• _Goal of the exercise_:
Restate the lines word for word, from the first line of the records through the line containing "0.0, -0.032, -0.026];". Leave out the pictures and anything after that line.

════════

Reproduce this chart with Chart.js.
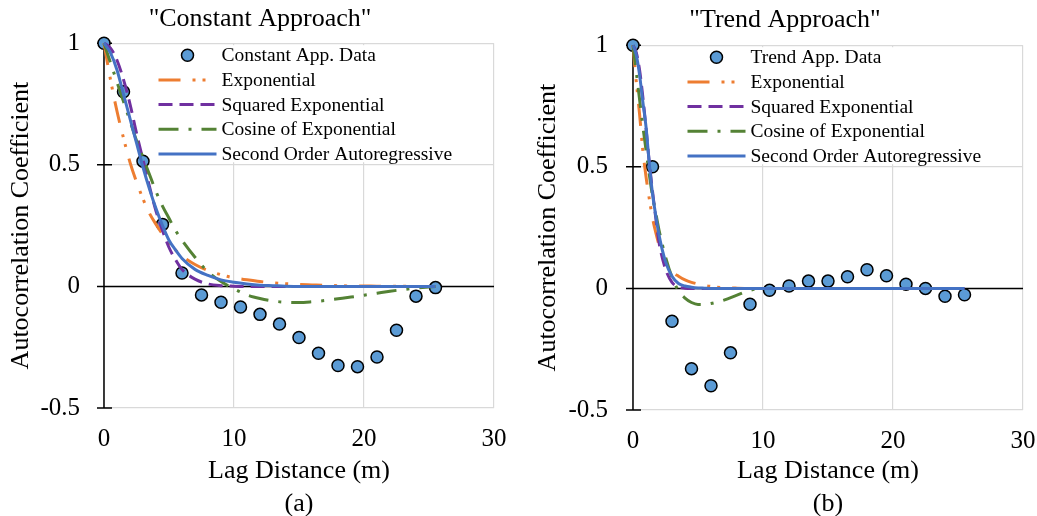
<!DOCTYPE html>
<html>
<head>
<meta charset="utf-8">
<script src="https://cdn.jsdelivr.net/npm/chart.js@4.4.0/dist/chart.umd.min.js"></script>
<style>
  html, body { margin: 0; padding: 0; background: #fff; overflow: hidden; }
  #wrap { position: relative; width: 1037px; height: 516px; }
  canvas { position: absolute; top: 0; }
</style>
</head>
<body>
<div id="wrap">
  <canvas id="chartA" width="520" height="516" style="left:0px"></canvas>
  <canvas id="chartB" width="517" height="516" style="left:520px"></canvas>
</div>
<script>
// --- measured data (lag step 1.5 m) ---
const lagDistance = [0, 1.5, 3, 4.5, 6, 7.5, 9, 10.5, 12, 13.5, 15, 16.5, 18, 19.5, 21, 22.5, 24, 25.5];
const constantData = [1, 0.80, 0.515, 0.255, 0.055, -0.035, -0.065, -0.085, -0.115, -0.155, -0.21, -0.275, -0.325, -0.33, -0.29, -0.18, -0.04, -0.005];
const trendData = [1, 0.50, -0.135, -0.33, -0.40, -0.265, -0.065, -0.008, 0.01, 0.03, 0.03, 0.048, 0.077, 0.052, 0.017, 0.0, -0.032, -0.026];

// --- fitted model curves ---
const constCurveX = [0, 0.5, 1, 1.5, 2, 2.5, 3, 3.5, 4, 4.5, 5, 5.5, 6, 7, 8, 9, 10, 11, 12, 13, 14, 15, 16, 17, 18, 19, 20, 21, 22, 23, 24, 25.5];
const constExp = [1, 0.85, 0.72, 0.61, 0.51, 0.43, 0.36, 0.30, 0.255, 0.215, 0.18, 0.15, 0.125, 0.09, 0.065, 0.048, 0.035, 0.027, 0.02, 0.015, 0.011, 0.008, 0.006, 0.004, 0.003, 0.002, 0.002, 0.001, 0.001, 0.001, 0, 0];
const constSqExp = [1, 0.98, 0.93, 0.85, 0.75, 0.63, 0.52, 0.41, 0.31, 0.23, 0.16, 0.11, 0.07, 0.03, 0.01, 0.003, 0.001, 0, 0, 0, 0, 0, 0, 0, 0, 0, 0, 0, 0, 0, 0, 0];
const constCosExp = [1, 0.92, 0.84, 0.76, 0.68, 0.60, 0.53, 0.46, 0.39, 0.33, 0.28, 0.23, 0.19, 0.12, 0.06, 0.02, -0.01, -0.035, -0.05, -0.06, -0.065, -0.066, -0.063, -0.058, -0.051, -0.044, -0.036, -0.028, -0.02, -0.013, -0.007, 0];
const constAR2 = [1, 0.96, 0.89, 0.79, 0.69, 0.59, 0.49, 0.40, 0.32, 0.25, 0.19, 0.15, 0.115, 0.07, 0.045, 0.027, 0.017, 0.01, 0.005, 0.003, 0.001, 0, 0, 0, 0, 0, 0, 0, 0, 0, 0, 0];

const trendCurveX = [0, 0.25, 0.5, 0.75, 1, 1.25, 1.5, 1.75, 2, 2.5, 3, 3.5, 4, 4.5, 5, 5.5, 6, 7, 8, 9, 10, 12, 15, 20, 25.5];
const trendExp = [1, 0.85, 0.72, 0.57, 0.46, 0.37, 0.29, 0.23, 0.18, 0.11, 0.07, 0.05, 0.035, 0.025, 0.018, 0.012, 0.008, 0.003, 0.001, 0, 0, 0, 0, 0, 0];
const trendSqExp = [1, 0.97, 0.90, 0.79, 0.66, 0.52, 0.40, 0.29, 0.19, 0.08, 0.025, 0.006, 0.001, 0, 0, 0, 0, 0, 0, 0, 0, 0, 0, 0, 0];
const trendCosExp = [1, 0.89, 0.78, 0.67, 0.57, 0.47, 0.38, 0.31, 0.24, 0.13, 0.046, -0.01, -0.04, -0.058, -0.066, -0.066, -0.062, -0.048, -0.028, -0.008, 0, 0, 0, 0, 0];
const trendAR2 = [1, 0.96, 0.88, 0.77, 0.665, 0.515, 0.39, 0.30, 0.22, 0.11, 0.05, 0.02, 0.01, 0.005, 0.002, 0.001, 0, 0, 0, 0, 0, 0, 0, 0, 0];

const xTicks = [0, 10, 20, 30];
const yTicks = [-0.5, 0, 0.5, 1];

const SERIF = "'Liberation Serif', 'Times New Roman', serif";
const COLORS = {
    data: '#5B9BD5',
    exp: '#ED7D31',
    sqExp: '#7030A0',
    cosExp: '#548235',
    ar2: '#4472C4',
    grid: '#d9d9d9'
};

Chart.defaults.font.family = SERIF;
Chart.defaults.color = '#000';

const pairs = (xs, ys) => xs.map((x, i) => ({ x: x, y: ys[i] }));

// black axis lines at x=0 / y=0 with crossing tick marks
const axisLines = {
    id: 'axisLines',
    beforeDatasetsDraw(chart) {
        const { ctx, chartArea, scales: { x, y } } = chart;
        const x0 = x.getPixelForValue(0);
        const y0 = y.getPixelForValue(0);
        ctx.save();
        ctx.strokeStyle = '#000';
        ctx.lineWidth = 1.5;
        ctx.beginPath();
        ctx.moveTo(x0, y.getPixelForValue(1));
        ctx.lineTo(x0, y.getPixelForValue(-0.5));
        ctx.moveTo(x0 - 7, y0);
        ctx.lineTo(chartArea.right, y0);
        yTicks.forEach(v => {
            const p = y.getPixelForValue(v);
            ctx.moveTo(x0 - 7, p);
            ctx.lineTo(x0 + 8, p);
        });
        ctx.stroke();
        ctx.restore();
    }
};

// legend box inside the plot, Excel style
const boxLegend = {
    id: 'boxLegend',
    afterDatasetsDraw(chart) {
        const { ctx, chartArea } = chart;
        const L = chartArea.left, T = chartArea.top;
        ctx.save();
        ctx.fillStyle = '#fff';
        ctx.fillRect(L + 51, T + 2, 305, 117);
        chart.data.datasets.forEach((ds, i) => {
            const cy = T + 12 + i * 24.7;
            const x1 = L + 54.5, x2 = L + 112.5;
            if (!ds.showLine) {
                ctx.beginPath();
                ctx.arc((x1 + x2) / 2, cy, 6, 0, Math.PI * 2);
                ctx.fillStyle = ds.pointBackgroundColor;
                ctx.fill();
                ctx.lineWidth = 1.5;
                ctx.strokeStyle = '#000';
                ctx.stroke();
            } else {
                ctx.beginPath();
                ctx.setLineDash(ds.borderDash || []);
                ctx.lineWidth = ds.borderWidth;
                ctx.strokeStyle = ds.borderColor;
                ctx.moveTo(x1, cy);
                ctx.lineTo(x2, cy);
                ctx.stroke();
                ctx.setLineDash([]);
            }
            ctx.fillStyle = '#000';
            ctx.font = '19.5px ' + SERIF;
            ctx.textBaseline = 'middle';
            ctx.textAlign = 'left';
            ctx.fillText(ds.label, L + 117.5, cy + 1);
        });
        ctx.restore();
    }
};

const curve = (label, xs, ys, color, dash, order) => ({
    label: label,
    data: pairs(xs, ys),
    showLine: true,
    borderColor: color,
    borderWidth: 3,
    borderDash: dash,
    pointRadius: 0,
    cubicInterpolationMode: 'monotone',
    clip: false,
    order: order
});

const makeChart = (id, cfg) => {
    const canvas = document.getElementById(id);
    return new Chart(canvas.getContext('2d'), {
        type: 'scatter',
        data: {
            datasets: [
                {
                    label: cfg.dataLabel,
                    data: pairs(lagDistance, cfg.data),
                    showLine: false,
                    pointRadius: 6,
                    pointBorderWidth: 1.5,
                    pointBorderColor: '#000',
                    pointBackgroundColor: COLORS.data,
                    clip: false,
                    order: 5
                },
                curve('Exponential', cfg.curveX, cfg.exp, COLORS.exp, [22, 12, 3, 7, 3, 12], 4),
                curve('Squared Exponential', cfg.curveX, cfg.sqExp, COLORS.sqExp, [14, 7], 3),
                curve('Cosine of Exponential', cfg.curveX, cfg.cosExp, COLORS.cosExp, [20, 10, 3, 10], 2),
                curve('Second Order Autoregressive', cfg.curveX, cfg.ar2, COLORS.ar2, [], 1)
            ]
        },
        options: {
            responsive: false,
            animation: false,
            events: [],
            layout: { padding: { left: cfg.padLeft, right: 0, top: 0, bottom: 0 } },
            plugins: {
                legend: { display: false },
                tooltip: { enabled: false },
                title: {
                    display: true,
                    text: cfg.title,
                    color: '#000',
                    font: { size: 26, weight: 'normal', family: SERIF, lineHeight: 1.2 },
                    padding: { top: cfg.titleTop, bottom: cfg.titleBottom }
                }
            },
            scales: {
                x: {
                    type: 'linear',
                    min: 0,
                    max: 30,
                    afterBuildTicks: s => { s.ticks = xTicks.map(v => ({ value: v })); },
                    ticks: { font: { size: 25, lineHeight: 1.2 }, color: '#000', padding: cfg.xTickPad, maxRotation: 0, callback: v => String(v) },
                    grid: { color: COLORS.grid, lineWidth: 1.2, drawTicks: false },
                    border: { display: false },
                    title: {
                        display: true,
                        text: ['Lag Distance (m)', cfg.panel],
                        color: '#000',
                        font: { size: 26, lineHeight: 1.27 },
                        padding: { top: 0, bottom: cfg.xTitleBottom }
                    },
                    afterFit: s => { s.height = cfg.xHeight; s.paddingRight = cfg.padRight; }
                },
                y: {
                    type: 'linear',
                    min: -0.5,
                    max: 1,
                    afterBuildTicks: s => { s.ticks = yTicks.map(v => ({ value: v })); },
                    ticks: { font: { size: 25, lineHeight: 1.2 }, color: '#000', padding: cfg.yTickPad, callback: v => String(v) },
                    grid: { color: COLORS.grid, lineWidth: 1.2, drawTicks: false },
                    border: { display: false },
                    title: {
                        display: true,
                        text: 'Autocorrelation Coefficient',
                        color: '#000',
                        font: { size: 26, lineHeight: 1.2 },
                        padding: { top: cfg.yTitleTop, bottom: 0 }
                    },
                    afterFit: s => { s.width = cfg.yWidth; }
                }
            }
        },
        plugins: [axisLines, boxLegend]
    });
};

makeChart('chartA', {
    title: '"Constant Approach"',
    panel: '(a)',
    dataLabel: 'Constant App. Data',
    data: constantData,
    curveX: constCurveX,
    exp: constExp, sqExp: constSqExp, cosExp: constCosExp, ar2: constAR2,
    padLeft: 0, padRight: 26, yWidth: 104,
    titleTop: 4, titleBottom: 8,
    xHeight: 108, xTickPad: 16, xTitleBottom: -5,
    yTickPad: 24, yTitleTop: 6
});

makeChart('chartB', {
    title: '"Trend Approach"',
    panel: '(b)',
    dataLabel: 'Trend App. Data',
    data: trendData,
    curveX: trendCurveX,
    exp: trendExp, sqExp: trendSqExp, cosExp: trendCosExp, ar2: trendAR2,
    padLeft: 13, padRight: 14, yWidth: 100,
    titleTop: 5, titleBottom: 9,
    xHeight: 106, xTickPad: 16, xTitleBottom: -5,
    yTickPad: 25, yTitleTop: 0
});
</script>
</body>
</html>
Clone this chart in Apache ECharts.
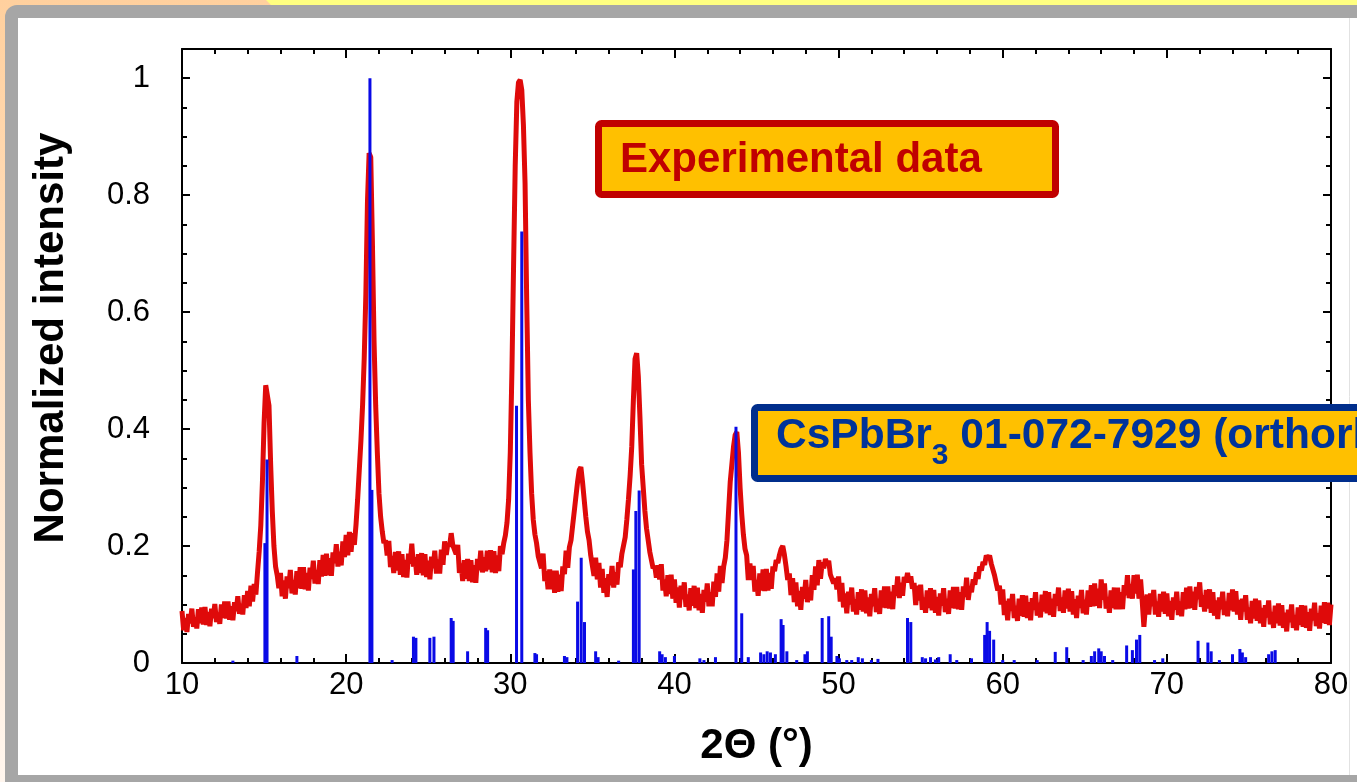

════════

• _Exercise output_:
Reproduce this chart with Chart.js.
<!DOCTYPE html>
<html>
<head>
<meta charset="utf-8">
<script src="https://cdn.jsdelivr.net/npm/chart.js@4.4.0/dist/chart.umd.min.js"></script>
<style>
  html, body { margin: 0; padding: 0; background: #fff; overflow: hidden; }
  #wrap { position: relative; width: 1037px; height: 516px; }
  canvas { position: absolute; top: 0; }
</style>
</head>
<body>
<div id="wrap">
  <canvas id="chartA" width="520" height="516" style="left:0px"></canvas>
  <canvas id="chartB" width="517" height="516" style="left:520px"></canvas>
</div>
<script>
// --- measured data (lag step 1.5 m) ---
const lagDistance = [0, 1.5, 3, 4.5, 6, 7.5, 9, 10.5, 12, 13.5, 15, 16.5, 18, 19.5, 21, 22.5, 24, 25.5];
const constantData = [1, 0.80, 0.515, 0.255, 0.055, -0.035, -0.065, -0.085, -0.115, -0.155, -0.21, -0.275, -0.325, -0.33, -0.29, -0.18, -0.04, -0.005];
const trendData = [1, 0.50, -0.135, -0.33, -0.40, -0.265, -0.065, -0.008, 0.01, 0.03, 0.03, 0.048, 0.077, 0.052, 0.017, 0.0, -0.032, -0.026];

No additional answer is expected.